Santa Rita Center, or Santa Rita Hall, is an unoccupied church hall at 10th Street and Hadley Roads, which was placed on the Phoenix Historic Property Register in October 2007, which has the same eligibility criteria as the National Register of Historic Places. It is one of three church halls stemming from the three chapels of the Historic Sacred Heart Church. It was purchased by the Chicanos Por La Causa, non-profit organisation, in 2004 for $71,000.

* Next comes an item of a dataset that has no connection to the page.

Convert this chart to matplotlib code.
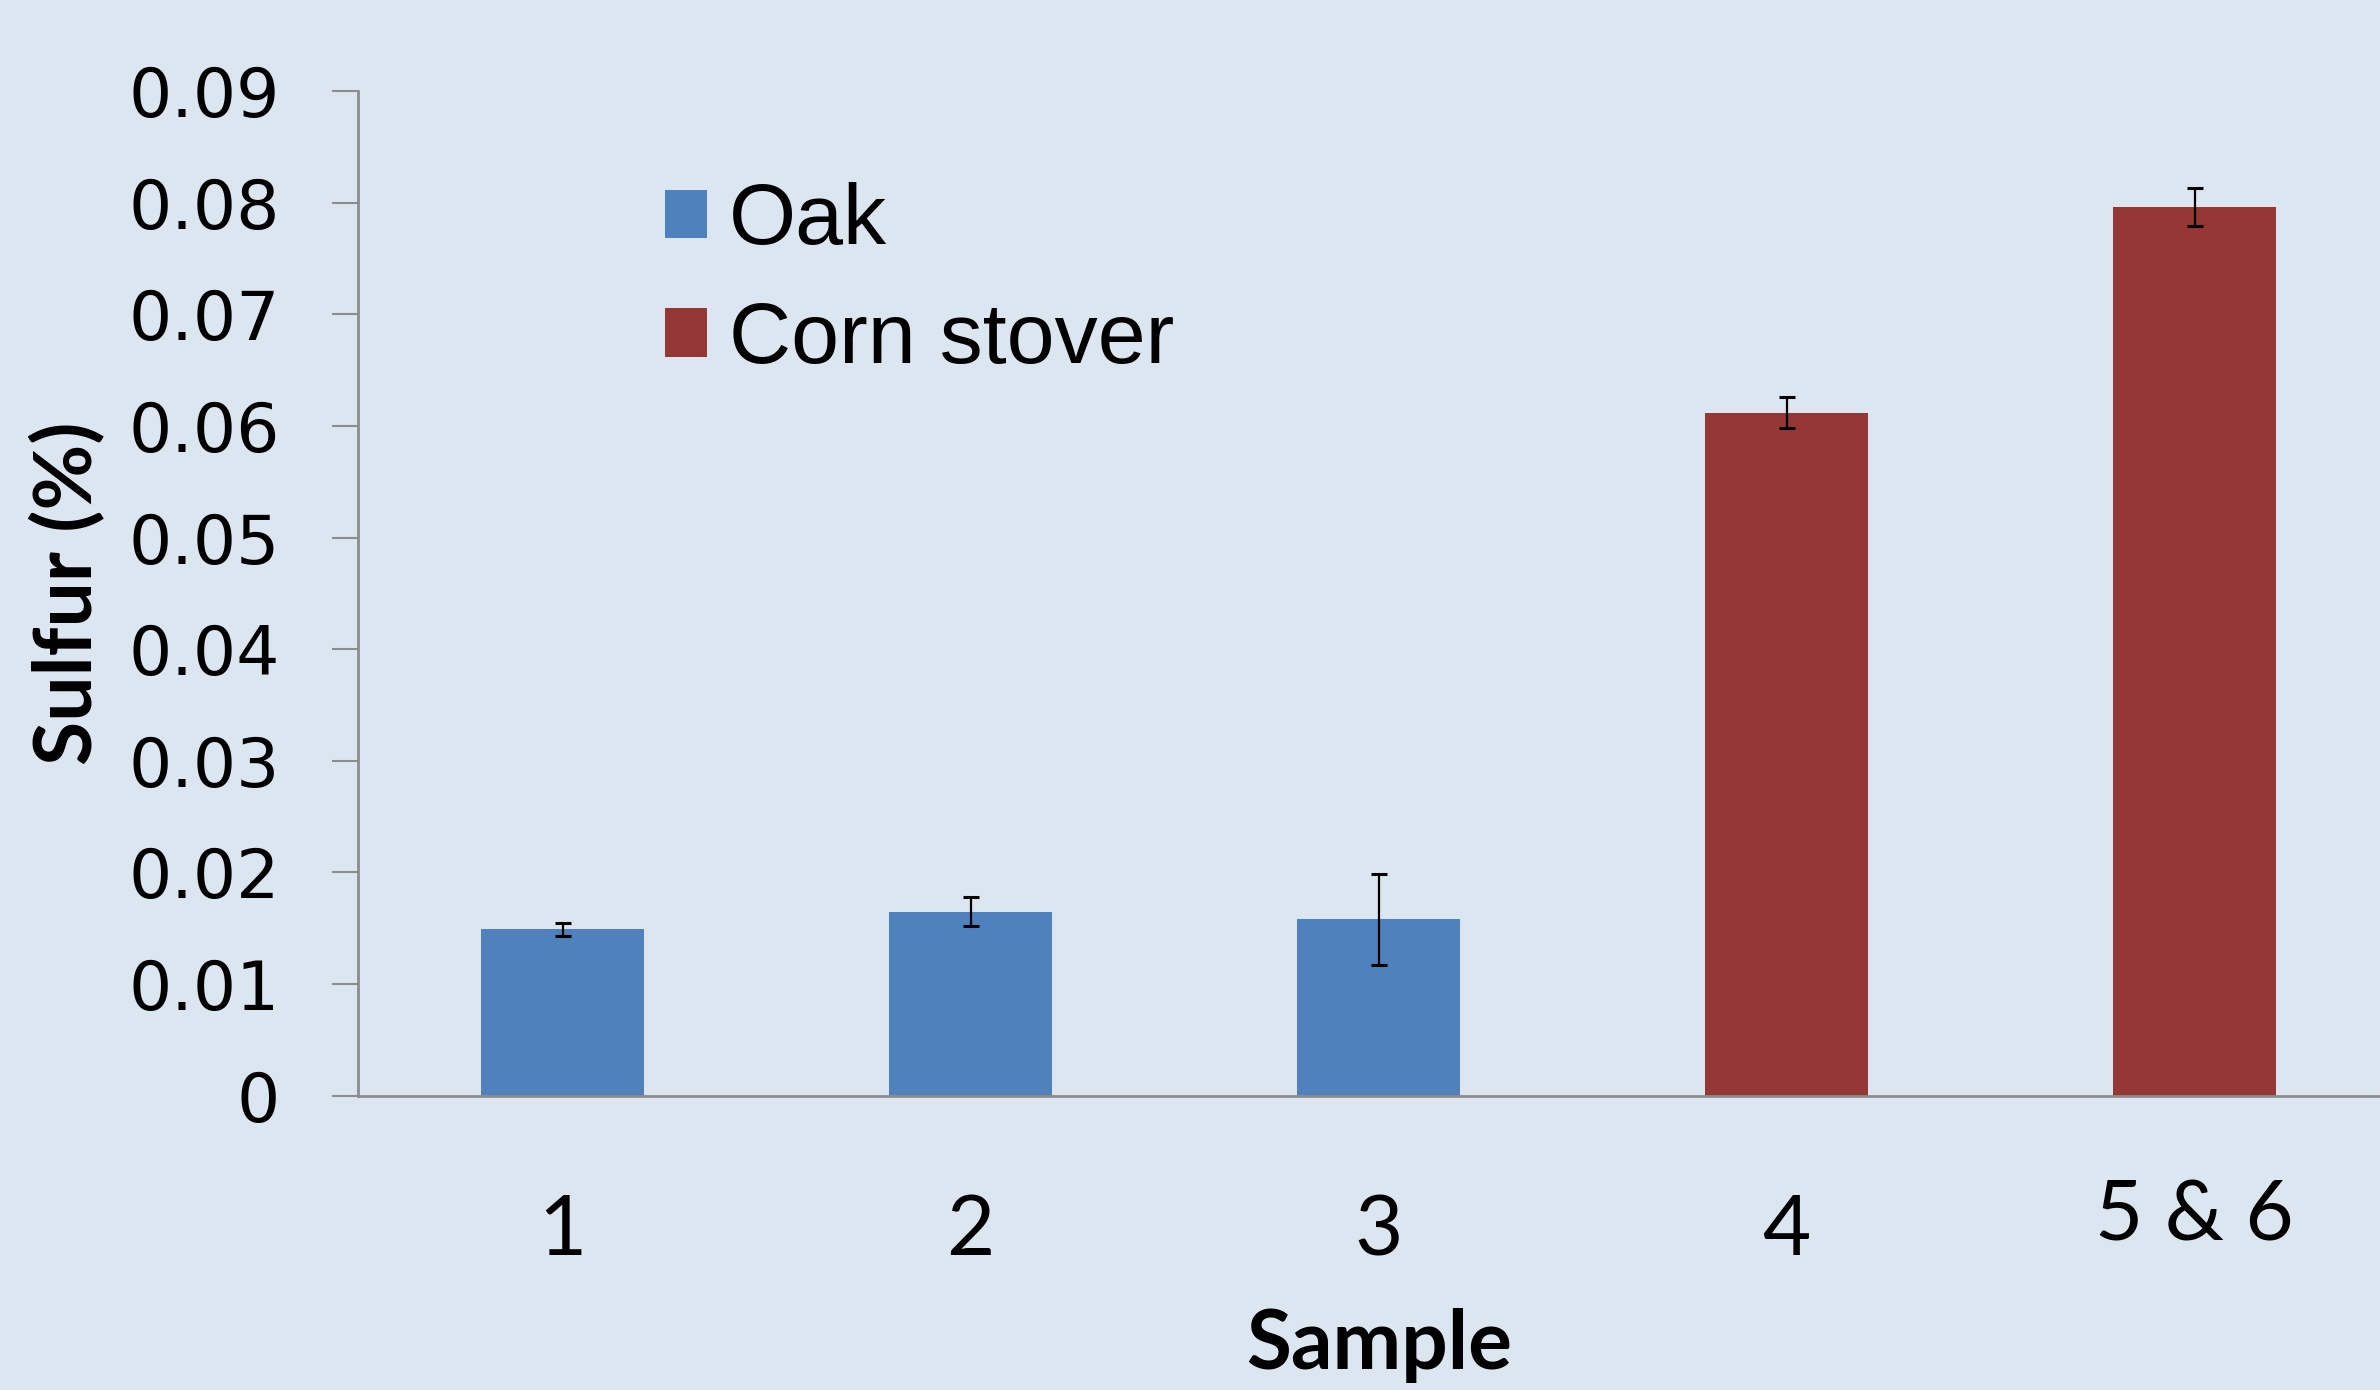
import matplotlib
matplotlib.use("Agg")
import matplotlib.pyplot as plt
from matplotlib.patches import Patch
from matplotlib.transforms import ScaledTranslation

samples = ["1", "2", "3", "4", "5 & 6"]
sulfur = [0.0149, 0.0165, 0.0158, 0.0612, 0.0796]
errors = [0.0006, 0.0013, 0.0041, 0.0014, 0.0017]
groups = ["Oak", "Oak", "Oak", "Corn stover", "Corn stover"]
yticks = [0, 0.01, 0.02, 0.03, 0.04, 0.05, 0.06, 0.07, 0.08, 0.09]
ytick_labels = ["0", "0.01", "0.02", "0.03", "0.04", "0.05", "0.06", "0.07", "0.08", "0.09"]

colors = {"Oak": "#4F81BD", "Corn stover": "#953735"}
bg = "#DCE6F1"

fig = plt.figure(figsize=(23.8, 13.9), dpi=100, facecolor=bg)
ax = fig.add_axes([0.1504, 0.2117, 0.8496, 0.7228])
ax.set_facecolor(bg)

x = list(range(len(samples)))
ax.bar(x, sulfur, width=0.4, color=[colors[g] for g in groups], zorder=2)
ax.errorbar(x, sulfur, yerr=errors, fmt="none", ecolor="black", elinewidth=1.6,
            capsize=6, capthick=2.2, zorder=3)

ax.set_xlim(-0.502, 4.454)
ax.set_ylim(0, 0.09)
ax.set_yticks(yticks)
ax.set_yticklabels(ytick_labels, fontfamily="DejaVu Sans", fontsize=49)
ax.set_xticks(x)
ax.set_xticklabels(samples, fontfamily="Lato", fontsize=60)

for s in ["top", "right"]:
    ax.spines[s].set_visible(False)
for s in ["left", "bottom"]:
    ax.spines[s].set_color("#8C8C8C")
    ax.spines[s].set_linewidth(2)
ax.tick_params(axis="y", length=19, width=1.5, color="#8C8C8C", pad=37)
ax.tick_params(axis="x", length=0, pad=71)

lab = ax.get_xticklabels()[-1]
lab.set_transform(lab.get_transform() + ScaledTranslation(0, 11 / 72, fig.dpi_scale_trans))

ax.set_ylabel("Sulfur (%)", fontfamily="Lato", fontweight="bold", fontsize=58, labelpad=16)
ax.set_xlabel("Sample", fontfamily="Lato", fontweight="bold", fontsize=59, labelpad=27)
ax.xaxis.label.set_x(2.502 / 4.956)

handles = [Patch(facecolor=colors["Oak"]), Patch(facecolor=colors["Corn stover"])]
ax.legend(handles, ["Oak", "Corn stover"], loc="upper left", bbox_to_anchor=(0.152, 0.909),
          frameon=False, prop={"family": "Liberation Sans", "size": 62},
          handlelength=0.49, handleheight=0.49, handletextpad=0.25, labelspacing=0.45,
          borderpad=0, borderaxespad=0)

fig.savefig("out.png", dpi=100, facecolor=bg)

==Cultural and historical significance==
Father Albert Braun believed that the Church should go to its people, and began constructing chapels in the southern and eastern sections of the Sacred Heart Parish, with the start of Santa Rita's construction on November 20, 1956, and completion in 1957. Parish sponsored community events took place at the center, including internally generated self-help programs, such as the Southside Catholic Youth Center, spearheaded by Abraham F. Arvizu.

Beginning in the late 1960s, in correlation with the civil rights movement, Santa Rita Hall became a focal point of the Chicano Movement, particularly with the incorporation of Chicanos Por La Causa at Santa Rita in April 1969. The Barrio Youth Project was the next movement to come out of Santa Rita, with a $2,000 pledge by Chicanos Por La Causa, an arrangement similar to the Southside Catholic Youth Center's support for the local Feria de las Flores. Valle del Sol was the last organization to come out of Santa Rita, catalyzed by a meeting held on December 3, 1970. These organizations organized the boycott against the Phoenix Union High School District from October 9 - November 2, 1970, with 50 percent of student participation, which led to systemic changes to end the discrimination of Mexican-Americans within the local school system.

Just 18 months after the Phoenix Union High School District boycott, Santa Rita became the center of national attention because of Cesar Chavez's 24-Day Fast for Justice in 1972. The fast was initiated due to the Arizona Legislature's House Bill 2134, which restricted the formation of bargaining units for collective bargaining. Many national figures traveled to Santa Rita in support of Chavez, such as Democratic Presidential Candidate George McGovern, Joan Baez, Coretta Scott King, and Joe and Michael Kennedy, sons of Democratic Presidential Candidate Robert F. Kennedy, who was assassinated later that evening.

Today, Santa Rita is owned by Chicanos Por La Causa, and the center is used for special meetings and events.